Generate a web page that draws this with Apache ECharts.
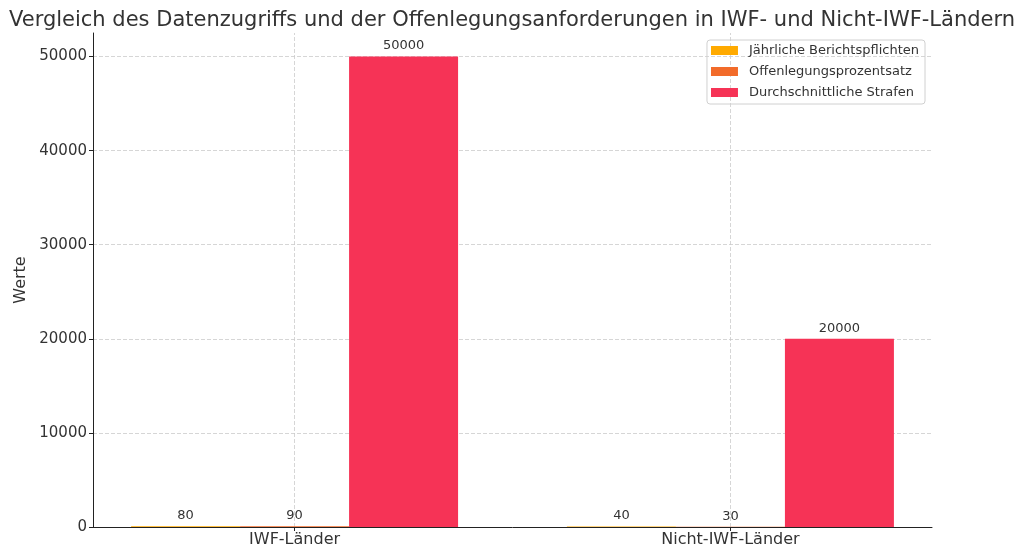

======

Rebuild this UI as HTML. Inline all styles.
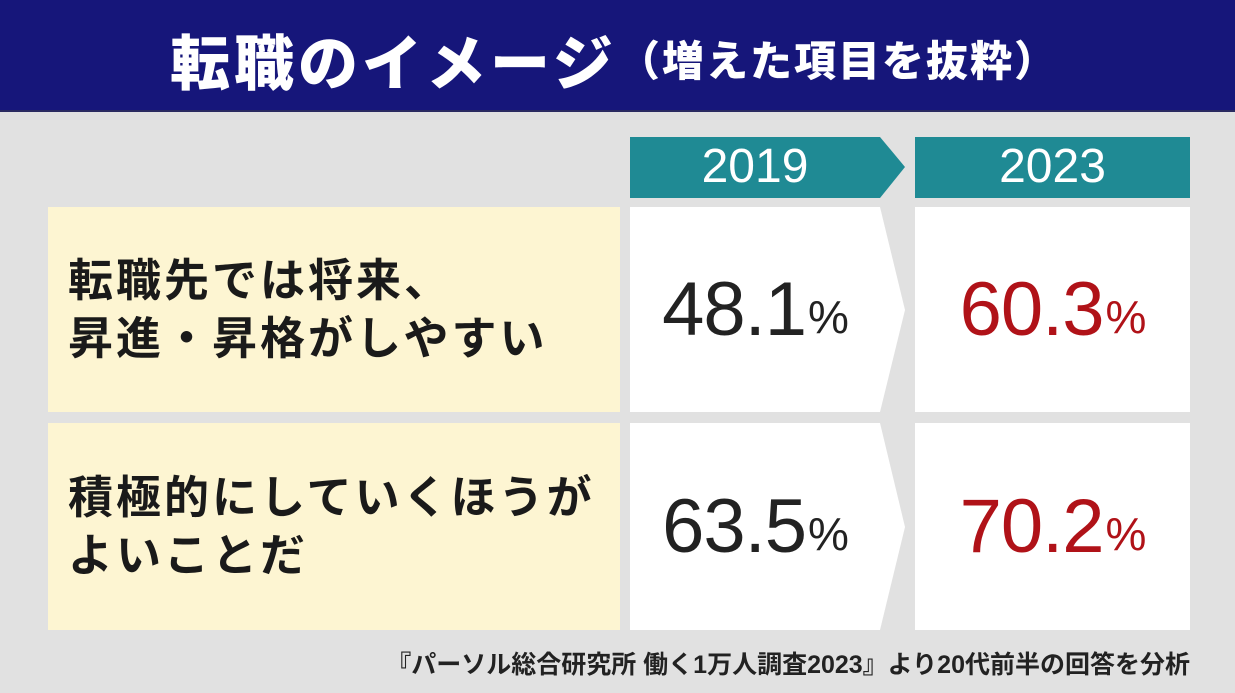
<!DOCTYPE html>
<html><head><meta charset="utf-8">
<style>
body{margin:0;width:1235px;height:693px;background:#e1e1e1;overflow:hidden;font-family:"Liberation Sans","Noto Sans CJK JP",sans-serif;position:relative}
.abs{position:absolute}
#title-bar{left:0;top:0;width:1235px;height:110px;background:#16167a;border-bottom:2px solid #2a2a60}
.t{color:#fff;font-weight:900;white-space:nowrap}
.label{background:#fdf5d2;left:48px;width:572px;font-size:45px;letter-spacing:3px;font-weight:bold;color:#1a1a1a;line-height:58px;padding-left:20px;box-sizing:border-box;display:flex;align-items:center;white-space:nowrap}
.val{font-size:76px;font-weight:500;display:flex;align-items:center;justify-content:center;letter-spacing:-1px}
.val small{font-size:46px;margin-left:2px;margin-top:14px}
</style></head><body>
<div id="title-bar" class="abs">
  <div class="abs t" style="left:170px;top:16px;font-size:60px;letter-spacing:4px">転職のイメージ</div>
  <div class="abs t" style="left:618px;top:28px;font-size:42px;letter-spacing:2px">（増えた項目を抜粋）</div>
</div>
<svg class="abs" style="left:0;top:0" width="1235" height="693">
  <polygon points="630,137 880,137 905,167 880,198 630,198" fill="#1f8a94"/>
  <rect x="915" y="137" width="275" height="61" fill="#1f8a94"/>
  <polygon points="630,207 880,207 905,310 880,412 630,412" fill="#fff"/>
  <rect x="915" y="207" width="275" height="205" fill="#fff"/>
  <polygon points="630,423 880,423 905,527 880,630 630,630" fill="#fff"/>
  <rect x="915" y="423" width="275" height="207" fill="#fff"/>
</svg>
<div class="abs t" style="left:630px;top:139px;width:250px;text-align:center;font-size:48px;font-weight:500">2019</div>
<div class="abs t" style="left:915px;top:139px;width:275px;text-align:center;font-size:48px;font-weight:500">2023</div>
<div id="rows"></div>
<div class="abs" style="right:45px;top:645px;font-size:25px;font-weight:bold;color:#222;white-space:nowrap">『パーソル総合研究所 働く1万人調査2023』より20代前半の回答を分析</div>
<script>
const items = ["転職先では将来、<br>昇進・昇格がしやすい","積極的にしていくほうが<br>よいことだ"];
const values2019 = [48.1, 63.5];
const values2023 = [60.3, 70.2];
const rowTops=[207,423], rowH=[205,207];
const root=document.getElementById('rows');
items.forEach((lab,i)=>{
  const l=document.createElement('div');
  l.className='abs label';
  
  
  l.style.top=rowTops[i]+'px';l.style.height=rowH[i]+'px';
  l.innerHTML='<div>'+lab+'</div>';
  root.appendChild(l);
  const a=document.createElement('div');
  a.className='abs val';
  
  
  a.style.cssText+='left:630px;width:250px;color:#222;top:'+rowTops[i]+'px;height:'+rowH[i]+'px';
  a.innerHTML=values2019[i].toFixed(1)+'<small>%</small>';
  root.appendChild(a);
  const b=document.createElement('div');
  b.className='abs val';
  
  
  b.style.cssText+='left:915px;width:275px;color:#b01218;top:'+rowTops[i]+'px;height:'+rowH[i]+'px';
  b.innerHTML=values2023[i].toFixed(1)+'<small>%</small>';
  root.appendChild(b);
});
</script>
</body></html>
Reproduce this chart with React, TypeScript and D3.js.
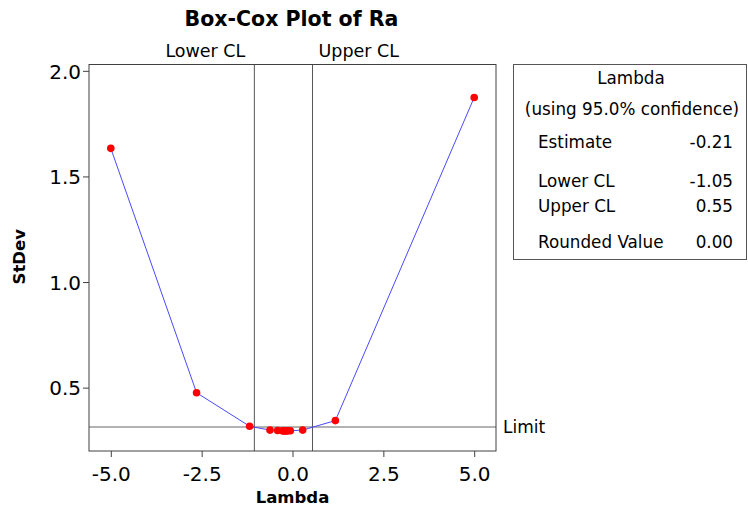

======

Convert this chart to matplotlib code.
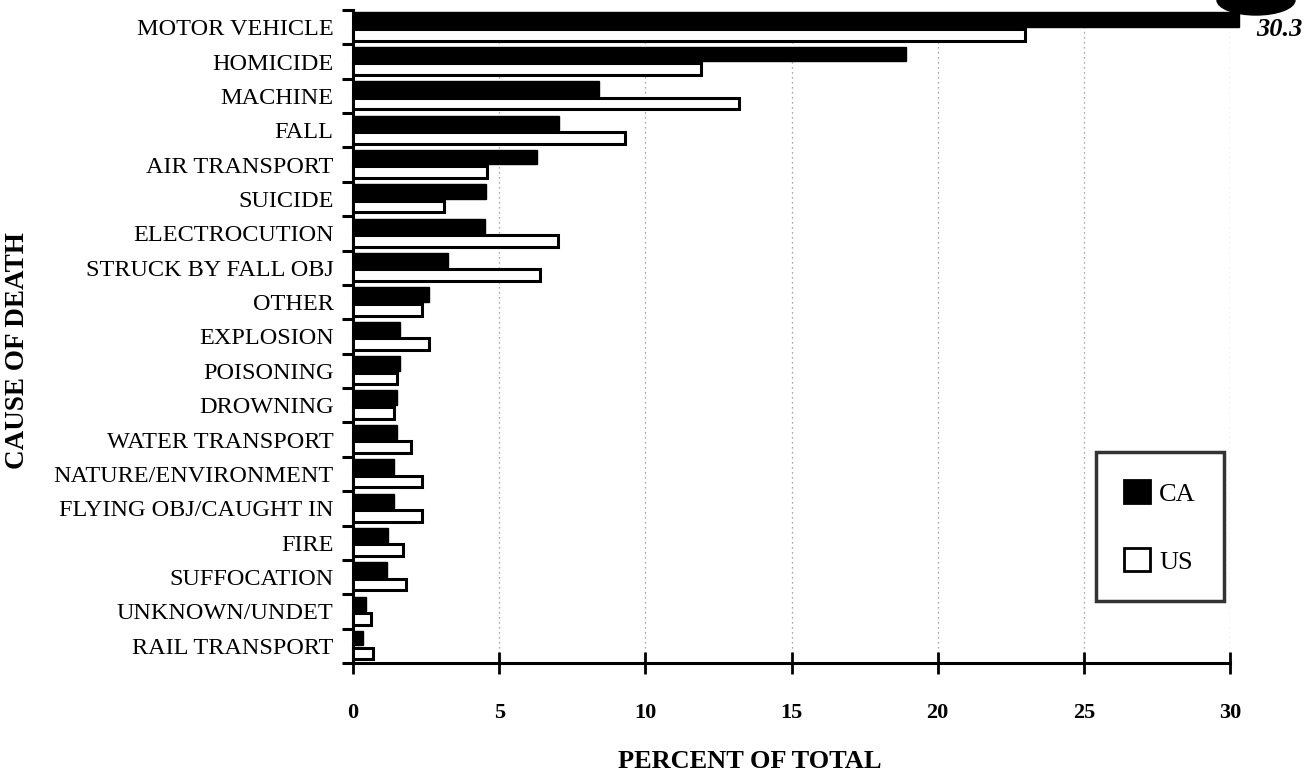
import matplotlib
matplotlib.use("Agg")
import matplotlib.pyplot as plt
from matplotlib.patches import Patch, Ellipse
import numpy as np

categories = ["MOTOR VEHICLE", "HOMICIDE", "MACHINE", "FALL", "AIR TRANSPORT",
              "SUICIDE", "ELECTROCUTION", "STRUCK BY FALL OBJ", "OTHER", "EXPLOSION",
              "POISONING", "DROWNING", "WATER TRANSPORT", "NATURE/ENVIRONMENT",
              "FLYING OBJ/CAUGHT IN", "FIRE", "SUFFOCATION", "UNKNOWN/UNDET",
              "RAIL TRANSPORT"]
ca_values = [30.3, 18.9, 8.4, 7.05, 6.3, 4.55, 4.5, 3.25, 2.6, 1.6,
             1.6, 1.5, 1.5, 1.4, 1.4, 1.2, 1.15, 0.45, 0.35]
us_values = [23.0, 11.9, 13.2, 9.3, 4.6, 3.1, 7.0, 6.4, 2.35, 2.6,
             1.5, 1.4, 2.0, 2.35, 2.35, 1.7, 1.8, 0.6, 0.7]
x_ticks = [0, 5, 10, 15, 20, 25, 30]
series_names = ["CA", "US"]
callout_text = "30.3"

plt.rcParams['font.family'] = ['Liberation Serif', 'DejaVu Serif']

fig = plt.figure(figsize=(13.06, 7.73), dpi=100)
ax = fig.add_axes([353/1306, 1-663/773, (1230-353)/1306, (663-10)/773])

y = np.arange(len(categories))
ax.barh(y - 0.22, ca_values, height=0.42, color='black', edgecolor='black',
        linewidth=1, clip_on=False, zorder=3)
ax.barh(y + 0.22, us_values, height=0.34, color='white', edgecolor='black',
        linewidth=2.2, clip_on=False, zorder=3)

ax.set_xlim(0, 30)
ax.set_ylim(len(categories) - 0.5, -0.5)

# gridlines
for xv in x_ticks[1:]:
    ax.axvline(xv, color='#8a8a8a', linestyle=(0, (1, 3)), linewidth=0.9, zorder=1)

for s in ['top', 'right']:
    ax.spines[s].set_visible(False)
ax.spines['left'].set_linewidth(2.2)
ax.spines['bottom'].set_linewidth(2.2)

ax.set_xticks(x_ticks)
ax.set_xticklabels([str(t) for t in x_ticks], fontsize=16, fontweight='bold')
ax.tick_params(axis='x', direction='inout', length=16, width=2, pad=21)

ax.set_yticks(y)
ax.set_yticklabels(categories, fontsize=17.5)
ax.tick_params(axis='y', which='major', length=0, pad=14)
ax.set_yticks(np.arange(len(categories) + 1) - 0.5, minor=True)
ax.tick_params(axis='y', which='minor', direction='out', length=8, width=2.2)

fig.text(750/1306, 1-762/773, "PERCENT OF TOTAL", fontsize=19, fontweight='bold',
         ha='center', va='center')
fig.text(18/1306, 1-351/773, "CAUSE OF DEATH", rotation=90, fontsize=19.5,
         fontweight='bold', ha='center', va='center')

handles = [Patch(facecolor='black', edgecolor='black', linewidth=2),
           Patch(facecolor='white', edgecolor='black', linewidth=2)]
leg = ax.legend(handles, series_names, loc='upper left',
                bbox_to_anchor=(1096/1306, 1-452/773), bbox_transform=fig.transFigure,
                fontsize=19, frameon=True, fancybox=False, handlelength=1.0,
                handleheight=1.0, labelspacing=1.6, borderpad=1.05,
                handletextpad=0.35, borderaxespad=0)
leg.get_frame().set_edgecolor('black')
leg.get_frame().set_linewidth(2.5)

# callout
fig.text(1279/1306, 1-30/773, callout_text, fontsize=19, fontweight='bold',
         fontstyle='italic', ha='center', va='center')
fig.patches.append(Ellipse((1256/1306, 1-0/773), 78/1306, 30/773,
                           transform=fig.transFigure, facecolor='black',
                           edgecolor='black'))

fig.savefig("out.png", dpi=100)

======

## What is asked
Report each line in the preceding entries that holds the string "this".

## Worked solution
Generate a web page that draws this with Apache ECharts.
Rebuild this UI as HTML. Inline all styles.
Reproduce this chart with React, TypeScript and D3.js.
Convert this chart to matplotlib code.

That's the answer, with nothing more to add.